Inception date: 29 May 2014 | Removal date: open ended
Still in force

Trade finance

The buyer's credit agreements between JBIC and the Singaporean companies Best Ocean Navigation Pte. Ltd and Nice Ocean Navigation Pte. Ltd has a total maximum value of USD 12 million and USD 11.8 million respectively. Additionally, the loan is co-financed by a number of private financial institutions amounting to an approximate value of USD 24.0 million and USD 23.7 million respectively. The governmental agency Nippon Export and Investment Insurance will provide an insurance for the co-financed portion. The two Singaporean companies are subsidiaries of the Hong Kong-based company Tai Chong Cheang Steamship Group.

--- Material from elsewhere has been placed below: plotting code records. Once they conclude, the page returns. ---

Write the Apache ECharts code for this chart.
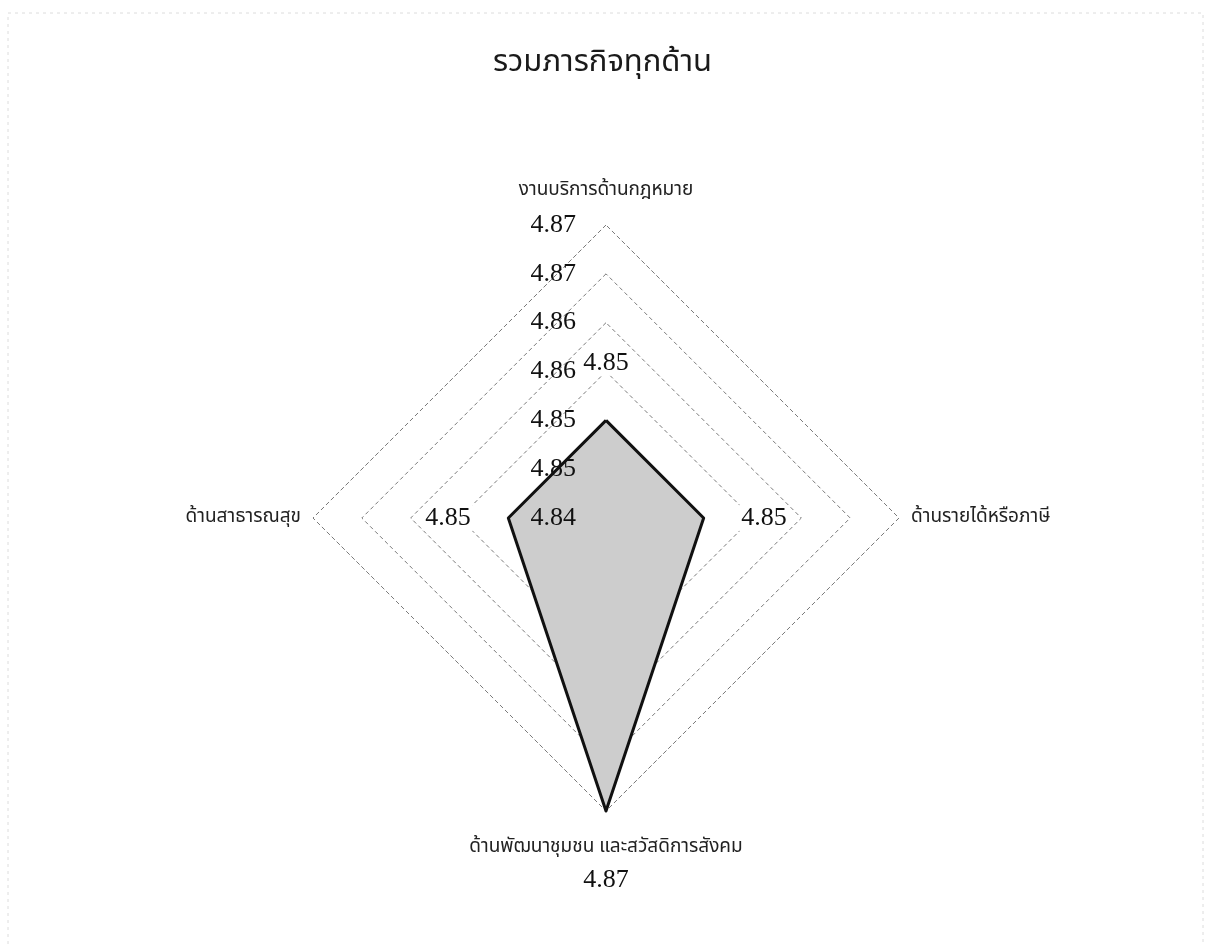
<!DOCTYPE html>
<html>
<head>
<meta charset="utf-8">
<title>รวมภารกิจทุกด้าน</title>
<script src="https://cdn.jsdelivr.net/npm/echarts@6/dist/echarts.min.js"></script>
<style>
  html, body { margin: 0; padding: 0; background: #fff; }
  #chart { width: 1205px; height: 944px; }
</style>
</head>
<body>
<div id="chart"></div>
<script>
// Categories listed in drawing order, counter-clockwise from the top spoke
const categories = [
  'งานบริการด้านกฎหมาย',
  'ด้านสาธารณสุข',
  'ด้านพัฒนาชุมชน และสวัสดิการสังคม',
  'ด้านรายได้หรือภาษี'
];
const scores = [4.85, 4.85, 4.87, 4.85];
const tickLabels = ['4.84', '4.85', '4.85', '4.86', '4.86', '4.87', '4.87'];
const axisMin = 4.84;
const axisMax = 4.87;

const numFont = '"Liberation Serif", "DejaVu Serif", serif';
const thaiFont = '"Noto Sans Thai", "Noto Sans", "DejaVu Sans", sans-serif';

const step = (axisMax - axisMin) / (tickLabels.length - 1);
const center = [606, 518];
const radius = 293;

// Value label placement around each vertex
const labelPlace = [
  { position: 'top', distance: 44 },
  { position: 'left', distance: 35 },
  { position: 'bottom', distance: 56 },
  { position: 'right', distance: 35 }
];

const indicatorsGrid = categories.map(name => ({ name: name, min: axisMin, max: axisMax }));
const indicatorsTicks = categories.map((name, i) => ({
  name: name, min: axisMin, max: axisMax,
  axisLabel: { show: i === 0 }
}));

const chart = echarts.init(document.getElementById('chart'), null, { renderer: 'canvas' });

chart.setOption({
  backgroundColor: '#ffffff',
  animation: false,
  title: {
    text: 'รวมภารกิจทุกด้าน',
    left: 'center',
    top: 44,
    textStyle: { fontFamily: thaiFont, fontSize: 31, fontWeight: 'normal', color: '#1a1a1a' }
  },
  graphic: [{
    type: 'rect',
    silent: true,
    shape: { x: 8, y: 13, width: 1195, height: 940 },
    style: { fill: 'none', stroke: '#dcdcdc', lineWidth: 1, lineDash: [3, 4] },
    z: 0
  }],
  radar: [
    {
      // grid rings and category names
      center: center,
      radius: radius,
      startAngle: 90,
      shape: 'polygon',
      splitNumber: tickLabels.length - 1,
      indicator: indicatorsGrid,
      nameGap: 12,
      axisName: {
        color: '#222',
        fontFamily: thaiFont,
        fontSize: 19,
        formatter: function (name) {
          if (name === categories[0]) return '{v|' + name + '}';
          if (name === categories[2]) return '{w|' + name + '}';
          return name;
        },
        rich: {
          v: { fontFamily: thaiFont, fontSize: 19, color: '#222', padding: [0, 0, 12, 0] },
          w: { fontFamily: thaiFont, fontSize: 19, color: '#222', padding: [16, 0, 0, 0] }
        }
      },
      axisLine: { show: false },
      axisTick: { show: false },
      axisLabel: { show: false },
      splitArea: { show: false },
      splitLine: { lineStyle: { color: '#7a7a7a', width: 1, type: [4, 3] } },
      z: 1
    },
    {
      // tick labels along the top spoke, drawn above the filled area
      center: center,
      radius: radius,
      startAngle: 90,
      shape: 'polygon',
      splitNumber: tickLabels.length - 1,
      indicator: indicatorsTicks,
      axisName: { show: false },
      axisLine: { show: false },
      axisTick: { show: false },
      splitLine: { show: false },
      splitArea: { show: false },
      axisLabel: {
        show: true,
        margin: 30,
        color: '#111',
        fontFamily: numFont,
        fontSize: 26,
        formatter: function (v) {
          return tickLabels[Math.round((v - axisMin) / step)];
        }
      },
      z: 20
    }
  ],
  series: [
    {
      // filled area
      name: 'รวมภารกิจทุกด้าน',
      type: 'radar',
      radarIndex: 0,
      symbol: 'none',
      z: 10,
      lineStyle: { width: 0, opacity: 0 },
      areaStyle: { color: '#cdcdcd', opacity: 1 },
      data: [{ value: scores }]
    },
    {
      // outline
      name: 'เส้นขอบ',
      type: 'radar',
      radarIndex: 0,
      symbol: 'none',
      z: 11,
      lineStyle: { color: '#111', width: 3 },
      data: [{ value: scores }]
    },
    {
      // value labels
      name: 'ค่าเฉลี่ย',
      type: 'radar',
      radarIndex: 0,
      symbol: 'circle',
      symbolSize: 1,
      z: 21,
      itemStyle: { color: 'rgba(0,0,0,0)' },
      lineStyle: { width: 0, opacity: 0 },
      label: {
        show: true,
        formatter: function (p) {
          return p.dataIndex === p.dimensionIndex ? '{n|' + Number(p.value).toFixed(2) + '}' : '';
        },
        rich: {
          n: { fontFamily: numFont, fontSize: 26, color: '#111', backgroundColor: '#fff', padding: [0, 2] }
        }
      },
      data: labelPlace.map(pl => ({
        value: scores,
        label: { position: pl.position, distance: pl.distance }
      }))
    }
  ]
});
</script>
</body>
</html>
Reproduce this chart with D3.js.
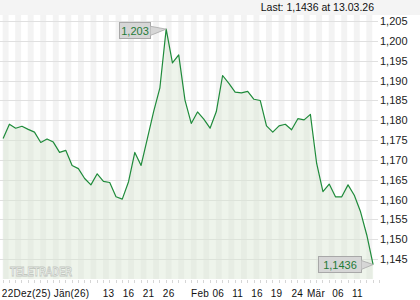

The agreements finance the purchase of two bulk carriers from Japanese Sumitomo Corporation and built by Japanese Imabari Shipbuilding Co., Ltd in Japan.

In this context, JBIC stated: "These loans are intended to support the export of ships built by Japanese shipbuilders ... Thus, these loans will contribute to maintaining and strengthening the international competitiveness of the Japanese shipbuilding industry."

Buyer's credit agreements
JBIC provides direct loans named buyer’s credit to overseas importers. Loans are obtained if it finances the purchase of Japanese machinery, equipment or technology in specific eligible sectors. The Bank hereto stated that these loans are intended to “positively contribute to Japanese companies”. Further information can be found on the Bank’s website under export loans.

The GTA includes state guarantees and other financial incentives that are likely to affect the restructuring and performance of firms facing international competition, whether from imports, in export markets and from foreign subsidiaries.